- **PROBLEM TO SOLVE**
Reproduce every entry below precisely. Pictures are excluded from the copy.

++++ DATASET ROWS

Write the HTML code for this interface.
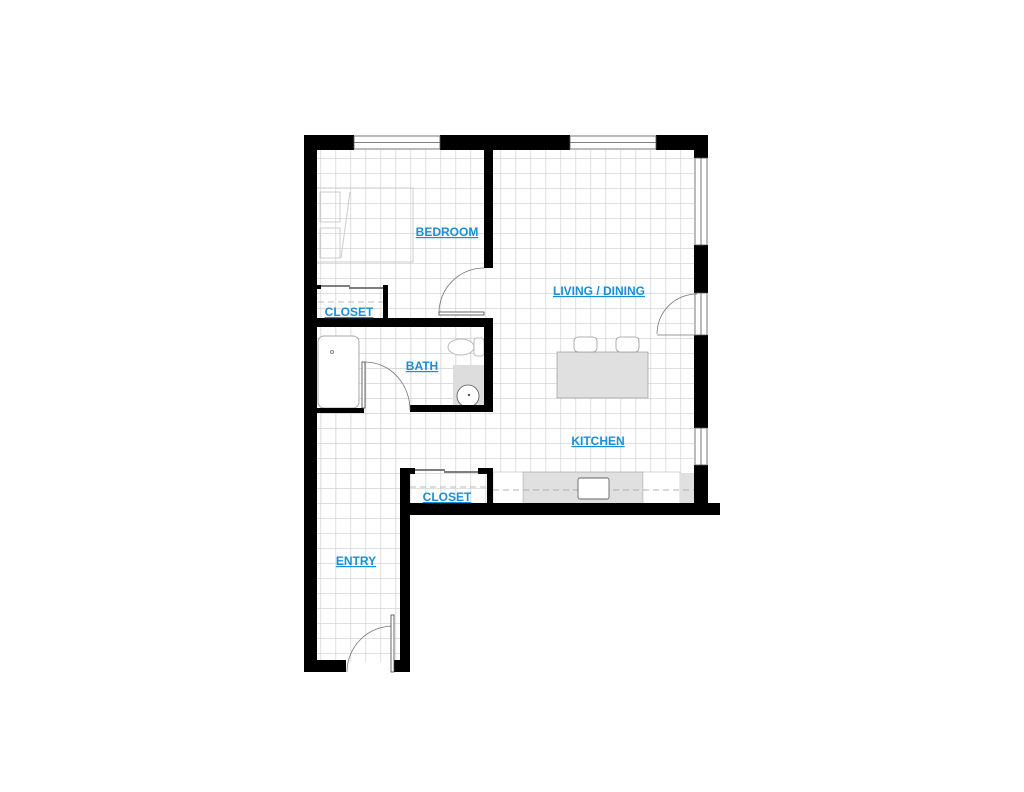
<!DOCTYPE html>
<html><head><style>
html,body{margin:0;padding:0;background:#fff;}
svg{display:block;}
.lbl{font-family:"Liberation Sans",sans-serif;font-weight:bold;font-size:12px;fill:#1a8fd6;text-anchor:middle;text-decoration:underline;}
</style></head><body>
<svg width="1024" height="792" viewBox="0 0 1024 792" xmlns="http://www.w3.org/2000/svg">
<defs>
<pattern id="g" x="320.5" y="8" width="15" height="15" patternUnits="userSpaceOnUse">
<path d="M0 0V15M0 0H15" stroke="#cdcdcd" stroke-width="1.3" fill="none"/>
</pattern>
</defs>
<rect x="317" y="150" width="377" height="354" fill="url(#g)"/>
<rect x="317" y="412" width="84" height="250" fill="url(#g)"/>
<rect x="317" y="330" width="176" height="82" fill="url(#g)"/>

<rect x="315" y="188" width="98" height="74" fill="none" stroke="#cccccc" stroke-width="1"/>
<rect x="320" y="192" width="20" height="30" fill="none" stroke="#cccccc"/>
<rect x="320" y="228" width="20" height="30" fill="none" stroke="#cccccc"/>
<line x1="350" y1="192" x2="341" y2="258" stroke="#cccccc"/>

<rect x="557" y="352" width="91" height="46" fill="#e0e0e0" stroke="#999" stroke-width="0.7"/>
<rect x="574" y="337" width="23" height="15" rx="4" fill="#fff" stroke="#999" stroke-width="0.8"/>
<rect x="616" y="337" width="23" height="15" rx="4" fill="#fff" stroke="#999" stroke-width="0.8"/>

<rect x="523" y="472" width="120" height="32" fill="#e0e0e0" stroke="#999" stroke-width="0.6"/>
<rect x="493" y="472" width="30" height="32" fill="#fff" stroke="#bbb" stroke-width="0.6"/>
<rect x="643" y="472" width="37" height="32" fill="#fff" stroke="#bbb" stroke-width="0.6"/>
<rect x="680" y="473" width="14" height="31" fill="#e0e0e0"/>
<line x1="493" y1="490" x2="694" y2="490" stroke="#999" stroke-dasharray="6,4" stroke-width="0.7"/>
<rect x="578" y="478" width="31" height="21" rx="2" fill="#fff" stroke="#666" stroke-width="0.9"/>

<rect x="318" y="336" width="41" height="72" rx="6" fill="#fff" stroke="#aaa"/>
<circle cx="332" cy="352" r="1.5" fill="none" stroke="#888"/>
<ellipse cx="461" cy="347" rx="13" ry="8" fill="#fff" stroke="#bbb"/>
<rect x="474" y="338" width="10" height="18" rx="3" fill="#fff" stroke="#bbb"/>
<rect x="453" y="365" width="31" height="45" fill="#ddd"/>
<circle cx="468" cy="396" r="11" fill="#fff" stroke="#555" stroke-width="0.8"/>
<circle cx="469" cy="395" r="1.2" fill="#555"/>

<g fill="#000">
<rect x="304" y="135" width="50" height="15"/>
<rect x="440" y="135" width="130" height="15"/>
<rect x="656" y="135" width="52" height="15"/>
<rect x="694" y="135" width="14" height="23"/>
<rect x="304" y="135" width="13" height="537"/>
<rect x="484" y="150" width="9" height="118"/>
<rect x="304" y="318" width="189" height="9"/>
<rect x="304" y="327" width="13" height="3"/>
<rect x="383" y="285" width="5" height="33"/>
<rect x="317" y="285" width="4" height="4"/>
<rect x="484" y="318" width="9" height="92"/>
<rect x="410" y="405" width="83" height="7"/>
<rect x="317" y="408" width="47" height="5"/>
<rect x="694" y="245" width="14" height="48"/>
<rect x="694" y="335" width="14" height="93"/>
<rect x="694" y="465" width="14" height="40"/>
<rect x="400" y="503" width="320" height="12"/>
<rect x="400" y="468" width="10" height="204"/>
<rect x="400" y="468" width="15" height="6"/>
<rect x="478" y="468" width="15" height="6"/>
<rect x="487" y="468" width="6" height="37"/>
<rect x="304" y="660" width="42" height="12"/>
<rect x="393" y="660" width="15" height="12"/>
</g>

<g fill="#fff" stroke="#555" stroke-width="0.8">
<rect x="354" y="136" width="86" height="13"/>
<line x1="354" y1="142.5" x2="440" y2="142.5"/>
<rect x="570" y="136" width="86" height="13"/>
<line x1="570" y1="142.5" x2="656" y2="142.5"/>
<rect x="695" y="158" width="12" height="87"/>
<line x1="701" y1="158" x2="701" y2="245"/>
<rect x="695" y="293" width="12" height="42"/>
<line x1="701" y1="293" x2="701" y2="335"/>
<rect x="695" y="428" width="12" height="37"/>
<line x1="701" y1="428" x2="701" y2="465"/>
</g>

<g stroke="#555" stroke-width="1.5">
<line x1="321" y1="286" x2="350" y2="286"/>
<line x1="349" y1="288" x2="383" y2="288"/>
<line x1="415" y1="470" x2="445" y2="470"/>
<line x1="444" y1="472" x2="478" y2="472"/>
</g>
<g stroke="#bbb" stroke-width="1" stroke-dasharray="6,4">
<line x1="318" y1="302" x2="383" y2="302"/>
<line x1="410" y1="487" x2="487" y2="487"/>
</g>

<g fill="none" stroke="#777" stroke-width="0.8">
<path d="M484 268 A45 45 0 0 0 439 313"/>
<path d="M365 362 A45 48 0 0 1 410 410"/>
<path d="M393 626 A46 46 0 0 0 347 672"/>
<path d="M697 294 A40 40 0 0 0 657 334"/>
<line x1="657" y1="335" x2="697" y2="335"/>
</g>
<g fill="#fff" stroke="#444" stroke-width="0.8">
<rect x="439" y="312" width="45" height="3"/>
<rect x="362" y="362" width="3" height="46"/>
<rect x="391" y="615" width="3" height="57"/>
</g>

<text class="lbl" x="447" y="236">BEDROOM</text>
<text class="lbl" x="349" y="316">CLOSET</text>
<text class="lbl" x="422" y="370">BATH</text>
<text class="lbl" x="599" y="295">LIVING / DINING</text>
<text class="lbl" x="598" y="445">KITCHEN</text>
<text class="lbl" x="447" y="501">CLOSET</text>
<text class="lbl" x="356" y="565">ENTRY</text>
</svg>
</body></html>
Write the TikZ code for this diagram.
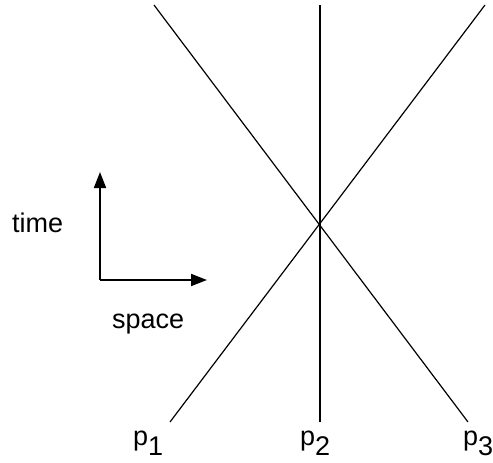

++++++++

- **FINISHED ANSWER**
Write the HTML code for this interface.
<!DOCTYPE html>
<html><head><style>
html,body{margin:0;padding:0;background:#fff;}
svg{display:block;}
.lbl{font-family:"Liberation Sans",sans-serif;font-weight:bold;font-size:12px;fill:#1a8fd6;text-anchor:middle;text-decoration:underline;}
</style></head><body>
<svg width="1024" height="792" viewBox="0 0 1024 792" xmlns="http://www.w3.org/2000/svg">
<defs>
<pattern id="g" x="320.5" y="8" width="15" height="15" patternUnits="userSpaceOnUse">
<path d="M0 0V15M0 0H15" stroke="#cdcdcd" stroke-width="1.3" fill="none"/>
</pattern>
</defs>
<rect x="317" y="150" width="377" height="354" fill="url(#g)"/>
<rect x="317" y="412" width="84" height="250" fill="url(#g)"/>
<rect x="317" y="330" width="176" height="82" fill="url(#g)"/>

<rect x="315" y="188" width="98" height="74" fill="none" stroke="#cccccc" stroke-width="1"/>
<rect x="320" y="192" width="20" height="30" fill="none" stroke="#cccccc"/>
<rect x="320" y="228" width="20" height="30" fill="none" stroke="#cccccc"/>
<line x1="350" y1="192" x2="341" y2="258" stroke="#cccccc"/>

<rect x="557" y="352" width="91" height="46" fill="#e0e0e0" stroke="#999" stroke-width="0.7"/>
<rect x="574" y="337" width="23" height="15" rx="4" fill="#fff" stroke="#999" stroke-width="0.8"/>
<rect x="616" y="337" width="23" height="15" rx="4" fill="#fff" stroke="#999" stroke-width="0.8"/>

<rect x="523" y="472" width="120" height="32" fill="#e0e0e0" stroke="#999" stroke-width="0.6"/>
<rect x="493" y="472" width="30" height="32" fill="#fff" stroke="#bbb" stroke-width="0.6"/>
<rect x="643" y="472" width="37" height="32" fill="#fff" stroke="#bbb" stroke-width="0.6"/>
<rect x="680" y="473" width="14" height="31" fill="#e0e0e0"/>
<line x1="493" y1="490" x2="694" y2="490" stroke="#999" stroke-dasharray="6,4" stroke-width="0.7"/>
<rect x="578" y="478" width="31" height="21" rx="2" fill="#fff" stroke="#666" stroke-width="0.9"/>

<rect x="318" y="336" width="41" height="72" rx="6" fill="#fff" stroke="#aaa"/>
<circle cx="332" cy="352" r="1.5" fill="none" stroke="#888"/>
<ellipse cx="461" cy="347" rx="13" ry="8" fill="#fff" stroke="#bbb"/>
<rect x="474" y="338" width="10" height="18" rx="3" fill="#fff" stroke="#bbb"/>
<rect x="453" y="365" width="31" height="45" fill="#ddd"/>
<circle cx="468" cy="396" r="11" fill="#fff" stroke="#555" stroke-width="0.8"/>
<circle cx="469" cy="395" r="1.2" fill="#555"/>

<g fill="#000">
<rect x="304" y="135" width="50" height="15"/>
<rect x="440" y="135" width="130" height="15"/>
<rect x="656" y="135" width="52" height="15"/>
<rect x="694" y="135" width="14" height="23"/>
<rect x="304" y="135" width="13" height="537"/>
<rect x="484" y="150" width="9" height="118"/>
<rect x="304" y="318" width="189" height="9"/>
<rect x="304" y="327" width="13" height="3"/>
<rect x="383" y="285" width="5" height="33"/>
<rect x="317" y="285" width="4" height="4"/>
<rect x="484" y="318" width="9" height="92"/>
<rect x="410" y="405" width="83" height="7"/>
<rect x="317" y="408" width="47" height="5"/>
<rect x="694" y="245" width="14" height="48"/>
<rect x="694" y="335" width="14" height="93"/>
<rect x="694" y="465" width="14" height="40"/>
<rect x="400" y="503" width="320" height="12"/>
<rect x="400" y="468" width="10" height="204"/>
<rect x="400" y="468" width="15" height="6"/>
<rect x="478" y="468" width="15" height="6"/>
<rect x="487" y="468" width="6" height="37"/>
<rect x="304" y="660" width="42" height="12"/>
<rect x="393" y="660" width="15" height="12"/>
</g>

<g fill="#fff" stroke="#555" stroke-width="0.8">
<rect x="354" y="136" width="86" height="13"/>
<line x1="354" y1="142.5" x2="440" y2="142.5"/>
<rect x="570" y="136" width="86" height="13"/>
<line x1="570" y1="142.5" x2="656" y2="142.5"/>
<rect x="695" y="158" width="12" height="87"/>
<line x1="701" y1="158" x2="701" y2="245"/>
<rect x="695" y="293" width="12" height="42"/>
<line x1="701" y1="293" x2="701" y2="335"/>
<rect x="695" y="428" width="12" height="37"/>
<line x1="701" y1="428" x2="701" y2="465"/>
</g>

<g stroke="#555" stroke-width="1.5">
<line x1="321" y1="286" x2="350" y2="286"/>
<line x1="349" y1="288" x2="383" y2="288"/>
<line x1="415" y1="470" x2="445" y2="470"/>
<line x1="444" y1="472" x2="478" y2="472"/>
</g>
<g stroke="#bbb" stroke-width="1" stroke-dasharray="6,4">
<line x1="318" y1="302" x2="383" y2="302"/>
<line x1="410" y1="487" x2="487" y2="487"/>
</g>

<g fill="none" stroke="#777" stroke-width="0.8">
<path d="M484 268 A45 45 0 0 0 439 313"/>
<path d="M365 362 A45 48 0 0 1 410 410"/>
<path d="M393 626 A46 46 0 0 0 347 672"/>
<path d="M697 294 A40 40 0 0 0 657 334"/>
<line x1="657" y1="335" x2="697" y2="335"/>
</g>
<g fill="#fff" stroke="#444" stroke-width="0.8">
<rect x="439" y="312" width="45" height="3"/>
<rect x="362" y="362" width="3" height="46"/>
<rect x="391" y="615" width="3" height="57"/>
</g>

<text class="lbl" x="447" y="236">BEDROOM</text>
<text class="lbl" x="349" y="316">CLOSET</text>
<text class="lbl" x="422" y="370">BATH</text>
<text class="lbl" x="599" y="295">LIVING / DINING</text>
<text class="lbl" x="598" y="445">KITCHEN</text>
<text class="lbl" x="447" y="501">CLOSET</text>
<text class="lbl" x="356" y="565">ENTRY</text>
</svg>
</body></html>
Write the TikZ code for this diagram.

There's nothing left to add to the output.